Saturday, December 17, 2005

Less Net

A few days ago, it was pointed out to me that I was among the top three Internet users in my department, which consists of thirty or so people spread across three buildings. I was not the top user, but I was up there.

It stands to reason, of course, that my use would be high because I am the webmaster, and even the surfing I do on our own site as a direct part of my work adds to my total.

Even so, I decided to see what I could do to lower my statistics. I canceled all my RSS feeds. I quit checking news sites in the morning when I arrived at work.

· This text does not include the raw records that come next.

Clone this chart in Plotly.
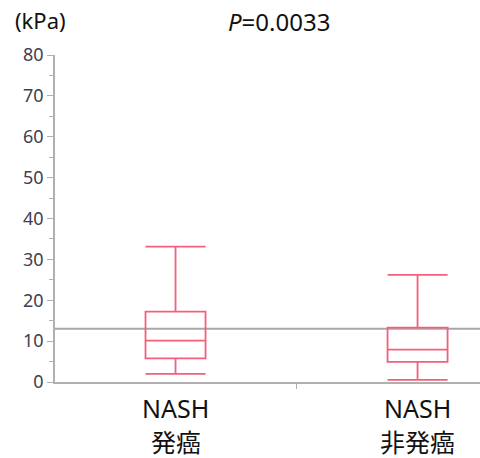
import plotly.graph_objects as go

categories = ["NASH<br>発癌", "NASH<br>非発癌"]
cat_line1 = ["NASH", "NASH"]
cat_line2 = ["発癌", "非発癌"]
lower_whisker = [2.0, 0.5]
q1 = [5.8, 4.9]
median = [10.1, 7.9]
q3 = [17.2, 13.3]
upper_whisker = [33.1, 26.2]
cutoff = 13.0
y_ticks = [0, 10, 20, 30, 40, 50, 60, 70, 80]

xpos = list(range(len(categories)))
box_color = "#f4607a"

W, H = 480, 458
ML, MT, MB, MR = 55, 55, 76, 0
plot_w = W - ML - MR

fig = go.Figure()
fig.add_trace(go.Box(
    x=xpos, q1=q1, median=median, q3=q3,
    lowerfence=lower_whisker, upperfence=upper_whisker,
    width=0.248, whiskerwidth=1,
    line=dict(color=box_color, width=1.8),
    fillcolor="rgba(255,255,255,0)",
    boxpoints=False, showlegend=False, hoverinfo="skip",
))

fig.add_shape(type="line", xref="paper", yref="y", x0=0, x1=1, y0=cutoff, y1=cutoff,
              line=dict(color="#a8a8a8", width=2), layer="below")

font_family = "Noto Sans, Noto Sans CJK JP"
for i in xpos:
    fig.add_annotation(x=i, y=0, xref="x", yref="paper", yshift=-26, text=cat_line1[i],
                       showarrow=False, font=dict(size=25, color="#111", family=font_family),
                       xanchor="center", yanchor="middle")
    fig.add_annotation(x=i, y=0, xref="x", yref="paper", yshift=-60, text=cat_line2[i],
                       showarrow=False, font=dict(size=25, color="#111", family=font_family),
                       xanchor="center", yanchor="middle")

fig.add_annotation(xref="paper", yref="paper", x=(279 - ML) / plot_w, y=1, yshift=34,
                   text="<i>P</i>=0.0033", showarrow=False,
                   font=dict(size=24, color="#111", family=font_family),
                   xanchor="center", yanchor="middle")
fig.add_annotation(xref="paper", yref="paper", x=(40 - ML) / plot_w, y=1, yshift=35,
                   text="(kPa)", showarrow=False,
                   font=dict(size=22, color="#111", family=font_family),
                   xanchor="center", yanchor="middle")

fig.update_layout(
    width=W, height=H,
    margin=dict(l=ML, r=MR, t=MT, b=MB),
    paper_bgcolor="white", plot_bgcolor="white",
    font=dict(family=font_family),
    xaxis=dict(range=[-0.498, 1.258], tickvals=[0.5], ticktext=[""], ticks="outside",
               ticklen=5, tickcolor="#b0b0b0", showline=True, linecolor="#b0b0b0",
               linewidth=1.5, showgrid=False, zeroline=False, fixedrange=True,
               automargin=False),
    yaxis=dict(range=[0, 80], tickvals=y_ticks, ticks="outside", ticklen=6,
               tickcolor="#b0b0b0", showline=True, linecolor="#b0b0b0", linewidth=1.5,
               showgrid=False, zeroline=False, automargin=False,
               tickfont=dict(size=18, color="#404050"),
               minor=dict(dtick=5, ticks="outside", ticklen=4, tickcolor="#b0b0b0", showgrid=False)),
)

fig.write_html("out.html", config={"displayModeBar": False},
               post_script="document.body.style.margin='0';document.body.style.overflow='hidden';")
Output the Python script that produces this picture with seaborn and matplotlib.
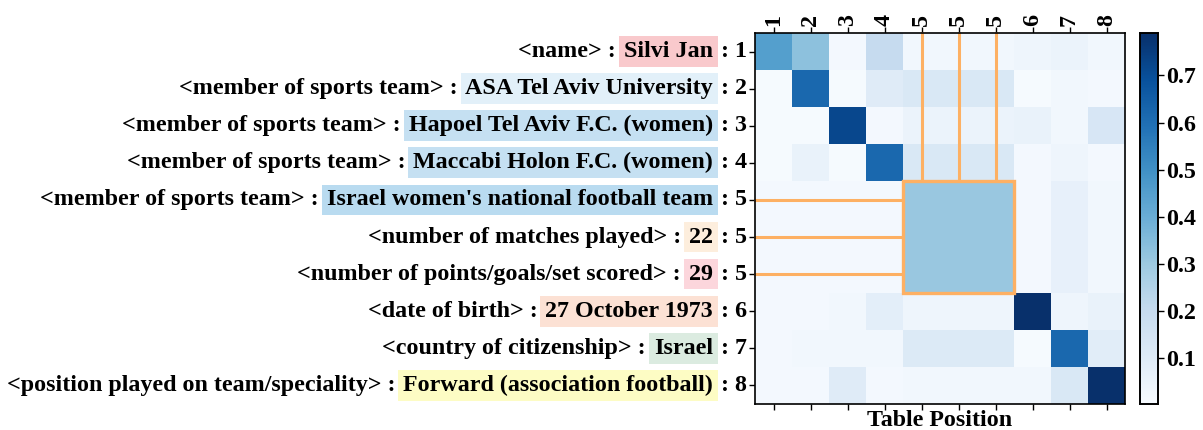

I eliminated slashdot and macsurfer from my browsing, even though they pertain peripherally to my work, as well as news.com, and several other web development, Mac and software-related sites. And I cut all the general news sites such as cnn.com and msnbc.com.

I also quit doing tabbed browsing. The monitoring software turns on the meter for every site in a tab, whether I'm looking at it or not. No more leaving five tabs open all day while I work on something else.

It will be January before I know what impact all that has. I suspect that 70 per cent of my web hits are unavoidable visits to the site I work on, so my usage numbers will remain high.

But what I wanted to report now is that I don't miss all that surfing as much as I thought I would. I was afraid I would feel cut off from the outside world without access to all the web sites, but I don't.